**Work required**
Restate, exactly and without pictures, the lines from the start of the listing below through the line holding "242, bottom: 67".

BEGIN Dataset extract

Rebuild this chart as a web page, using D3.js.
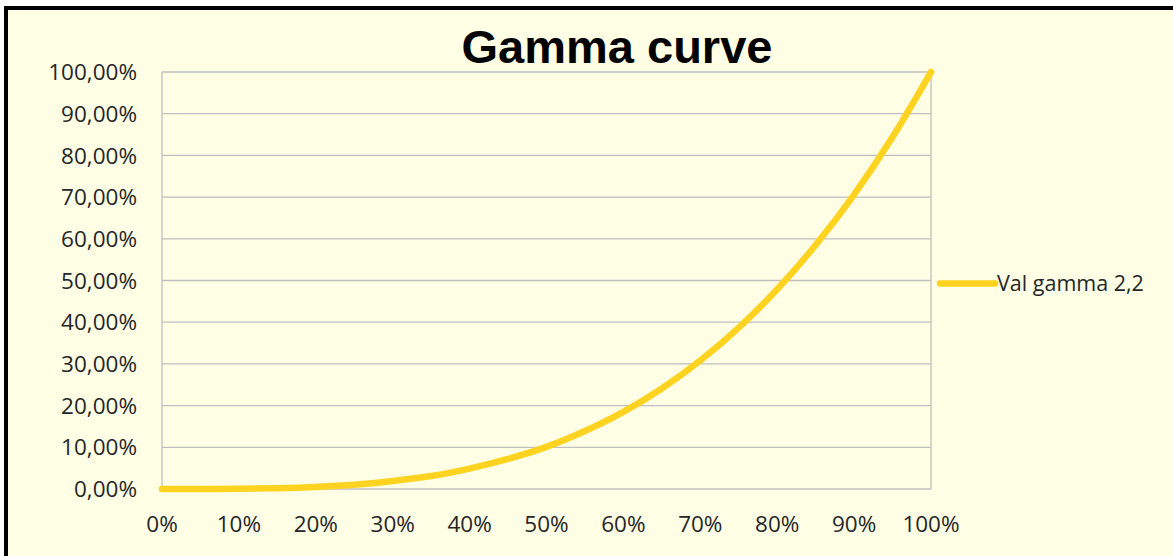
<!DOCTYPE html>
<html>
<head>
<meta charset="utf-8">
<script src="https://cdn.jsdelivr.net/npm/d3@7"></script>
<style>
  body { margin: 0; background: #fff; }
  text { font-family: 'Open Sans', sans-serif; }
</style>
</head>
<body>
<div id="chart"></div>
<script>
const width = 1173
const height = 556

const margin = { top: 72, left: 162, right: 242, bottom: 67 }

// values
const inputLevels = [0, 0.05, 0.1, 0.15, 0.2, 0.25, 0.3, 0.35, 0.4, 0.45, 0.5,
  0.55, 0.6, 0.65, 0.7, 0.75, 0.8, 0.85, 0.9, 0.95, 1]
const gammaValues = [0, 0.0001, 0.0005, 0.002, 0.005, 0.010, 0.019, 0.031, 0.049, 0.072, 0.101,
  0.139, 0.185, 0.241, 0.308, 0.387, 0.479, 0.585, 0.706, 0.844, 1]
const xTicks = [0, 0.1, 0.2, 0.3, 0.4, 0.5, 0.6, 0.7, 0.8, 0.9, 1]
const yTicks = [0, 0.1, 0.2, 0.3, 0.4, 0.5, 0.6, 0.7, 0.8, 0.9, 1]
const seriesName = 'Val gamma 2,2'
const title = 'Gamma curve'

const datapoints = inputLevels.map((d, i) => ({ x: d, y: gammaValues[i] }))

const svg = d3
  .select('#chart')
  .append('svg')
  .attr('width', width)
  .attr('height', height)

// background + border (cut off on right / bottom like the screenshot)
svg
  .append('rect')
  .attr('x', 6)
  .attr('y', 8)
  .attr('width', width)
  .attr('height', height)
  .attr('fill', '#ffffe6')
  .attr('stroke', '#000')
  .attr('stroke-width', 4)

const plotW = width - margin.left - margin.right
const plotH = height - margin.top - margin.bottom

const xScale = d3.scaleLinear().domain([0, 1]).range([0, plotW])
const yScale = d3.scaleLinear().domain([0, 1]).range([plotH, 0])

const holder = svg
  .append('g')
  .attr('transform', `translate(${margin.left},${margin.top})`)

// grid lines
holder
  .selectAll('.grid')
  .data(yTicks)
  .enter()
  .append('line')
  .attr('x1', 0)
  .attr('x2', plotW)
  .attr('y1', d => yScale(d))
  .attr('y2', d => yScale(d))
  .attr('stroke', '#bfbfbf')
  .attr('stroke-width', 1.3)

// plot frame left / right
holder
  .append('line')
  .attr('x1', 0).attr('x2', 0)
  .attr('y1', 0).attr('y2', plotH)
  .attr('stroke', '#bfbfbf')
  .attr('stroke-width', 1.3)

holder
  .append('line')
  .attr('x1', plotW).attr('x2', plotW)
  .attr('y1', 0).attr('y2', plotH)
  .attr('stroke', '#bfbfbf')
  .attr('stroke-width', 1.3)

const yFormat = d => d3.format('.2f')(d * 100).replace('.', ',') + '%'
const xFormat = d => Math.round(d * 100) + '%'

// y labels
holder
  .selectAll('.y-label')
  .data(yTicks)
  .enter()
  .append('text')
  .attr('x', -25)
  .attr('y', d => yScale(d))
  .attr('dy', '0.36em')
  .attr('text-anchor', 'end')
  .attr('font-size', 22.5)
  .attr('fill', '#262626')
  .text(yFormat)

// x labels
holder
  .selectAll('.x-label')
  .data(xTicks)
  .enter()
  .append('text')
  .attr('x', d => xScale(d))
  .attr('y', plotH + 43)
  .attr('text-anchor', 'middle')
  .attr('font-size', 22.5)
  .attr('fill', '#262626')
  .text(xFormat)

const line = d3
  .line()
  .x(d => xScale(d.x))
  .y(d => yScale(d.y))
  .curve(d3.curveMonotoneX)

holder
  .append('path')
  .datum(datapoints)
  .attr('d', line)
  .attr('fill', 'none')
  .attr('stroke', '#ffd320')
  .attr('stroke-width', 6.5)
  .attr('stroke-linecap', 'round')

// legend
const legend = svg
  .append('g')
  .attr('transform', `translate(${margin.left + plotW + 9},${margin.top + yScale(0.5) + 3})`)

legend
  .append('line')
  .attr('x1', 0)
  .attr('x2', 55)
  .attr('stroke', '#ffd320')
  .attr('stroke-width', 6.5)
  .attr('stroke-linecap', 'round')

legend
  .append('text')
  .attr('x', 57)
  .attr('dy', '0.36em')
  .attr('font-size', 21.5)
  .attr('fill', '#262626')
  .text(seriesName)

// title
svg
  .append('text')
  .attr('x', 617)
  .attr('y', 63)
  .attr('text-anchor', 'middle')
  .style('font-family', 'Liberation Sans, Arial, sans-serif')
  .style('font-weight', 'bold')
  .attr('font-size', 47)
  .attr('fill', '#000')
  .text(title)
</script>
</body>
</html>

END Dataset extract

**Task output**
Rebuild this chart as a web page, using D3.js.
<!DOCTYPE html>
<html>
<head>
<meta charset="utf-8">
<script src="https://cdn.jsdelivr.net/npm/d3@7"></script>
<style>
  body { margin: 0; background: #fff; }
  text { font-family: 'Open Sans', sans-serif; }
</style>
</head>
<body>
<div id="chart"></div>
<script>
const width = 1173
const height = 556

const margin = { top: 72, left: 162, right: 242, bottom: 67 }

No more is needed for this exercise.